Europe and therefore Switzerland too have set themselves ambitious climate targets. These goals can only be achieved if energy is used efficiently. Smart grids – intelligent electricity grids – support this development.
- Demand and, as a consequence, supply of electricity from renewable energy sources are steadily increasing. This also alters the requirements placed on electricity grids.
- The generation of electricity from solar or wind power cannot be easily planned and is subject to large fluctuations.
Increasing numbers of small electricity producers which draw electricity from regenerative sources are entering the market. The number of electricity producers is rising.
To cope with the increasing fluctuations in electricity production, transmission systems have to become smarter. A better balance needs to be established between production and consumption, and grids need to become more automated.

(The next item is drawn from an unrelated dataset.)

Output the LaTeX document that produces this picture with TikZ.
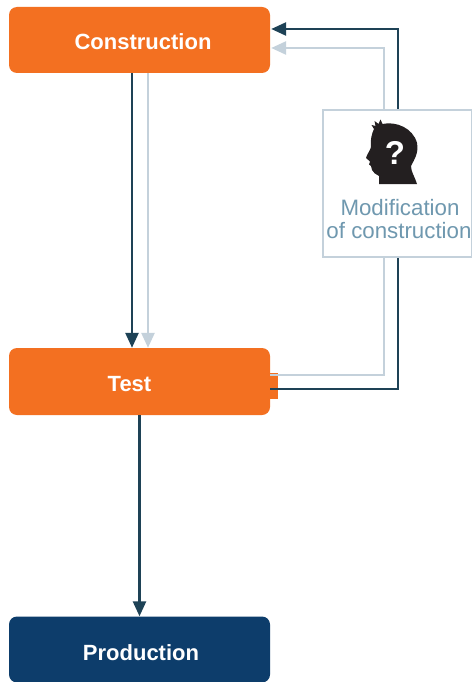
\documentclass[tikz,border=0pt]{standalone}
\usepackage{fontspec}
\setmainfont{Liberation Sans}
\usetikzlibrary{arrows.meta}
\definecolor{orng}{HTML}{F37021}
\definecolor{navy}{HTML}{0D3D6B}
\definecolor{darkln}{HTML}{1E4256}
\definecolor{lightln}{HTML}{C4D1DB}
\definecolor{txtblue}{HTML}{6F98AF}
\definecolor{headc}{HTML}{231F20}
\tikzset{
  box/.style={rectangle, rounded corners=8pt, minimum width=261pt, minimum height=66pt, inner sep=0pt, draw=none},
  boxtext/.style={anchor=base, text=white, font=\bfseries\fontsize{22}{24}\selectfont, inner sep=0pt},
  darkarrow/.style={draw=darkln, line width=2.6pt, -{Triangle[width=13pt,length=15pt]}},
  lightarrow/.style={draw=lightln, line width=2.6pt, -{Triangle[width=13pt,length=15pt]}},
  modtext/.style={anchor=base, text=txtblue, font=\fontsize{22.3}{23}\selectfont, inner sep=0pt}
}
\begin{document}
\begin{tikzpicture}[x=1pt,y=-1pt]
\useasboundingbox (0,0) rectangle (471,682);
\fill[white] (0,0) rectangle (471,682);
% boxes
\node[box, fill=orng] (cons) at (139.5,40) {};
\node[box, fill=orng, minimum height=67pt] (test) at (139.5,381.5) {};
\node[box, fill=navy] (prod) at (139.5,649.5) {};
\fill[orng] (269,373) rectangle (278,399);
\node[boxtext] (tcons) at (143,49.5) {Construction};
\node[boxtext] (ttest) at (129.5,391.5) {Test};
\node[boxtext] (tprod) at (141,660) {Production};
% forward arrows
\draw[darkarrow] ([xshift=-7.5pt]cons.south) -- ([xshift=-7.5pt]test.north);
\draw[lightarrow] ([xshift=8.5pt]cons.south) -- ([xshift=8.5pt]test.north);
\draw[darkarrow] (test.south) -- (prod.north);
% feedback arrows
\draw[lightarrow] ([yshift=6.5pt]test.east) -| (384,200) |- ([yshift=-8pt,xshift=1pt]cons.east);
\draw[darkarrow] ([yshift=-7.5pt]test.east) -| (398,200) |- ([yshift=11pt,xshift=1pt]cons.east);
% modification box
\node[rectangle, draw=lightln, line width=2.6pt, fill=white, minimum width=149pt, minimum height=147pt, inner sep=0pt] (mod) at (397.5,183.5) {};
% head icon
\fill[headc] (379,184) -- (379,176) .. controls (376,174) and (373,173) .. (372,170) -- (371,166) -- (369,164.5) -- (370,161.5) -- (366,158) .. controls (367,154) and (370,151) .. (371,147) .. controls (370,140) and (372,133) .. (374,129) -- (371.5,125) -- (375.5,126) -- (374.5,121) -- (378.5,124) -- (380.5,119.5) -- (382.5,124) .. controls (396,121) and (413,128) .. (417,143) .. controls (419,153) and (414,160) .. (411,166) .. controls (411,172) and (415,177) .. (417,184) -- cycle;
\node[text=white, font=\bfseries\fontsize{33}{33}\selectfont, inner sep=0pt] (qm) at (395,153) {?};
\node[modtext] (m1) at (400,215) {Modification};
\node[modtext] (m2) at (399,238) {of construction};
\end{tikzpicture}
\end{document}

Smart grids offer one possible solution to these challenges. They are based on a symbiosis of modern information and communication technologies, making them more intelligent and more flexible to control:
- Meter reading: Smart metering refers to a method for recording, processing and invoicing consumers’ energy requirements. It facilitates a more accurate analysis of electricity consumption. Consumers can decide more easily when they need electricity and identify which items are real energy guzzlers. Suppliers can optimise production and grids.
- Feed in: The generation of electricity in solar and wind power plants is subject to far greater fluctuations. Excess electricity has to be stored. Sensors and intelligent meters form the basis for turning electricity storage systems on and off.
A number of obstacles still have to be overcome in the process of installing smart grids. But these grids will help to ensure efficient and reliable systems operation for the supply of electricity, thereby contributing to sustainable electricity production across Europe.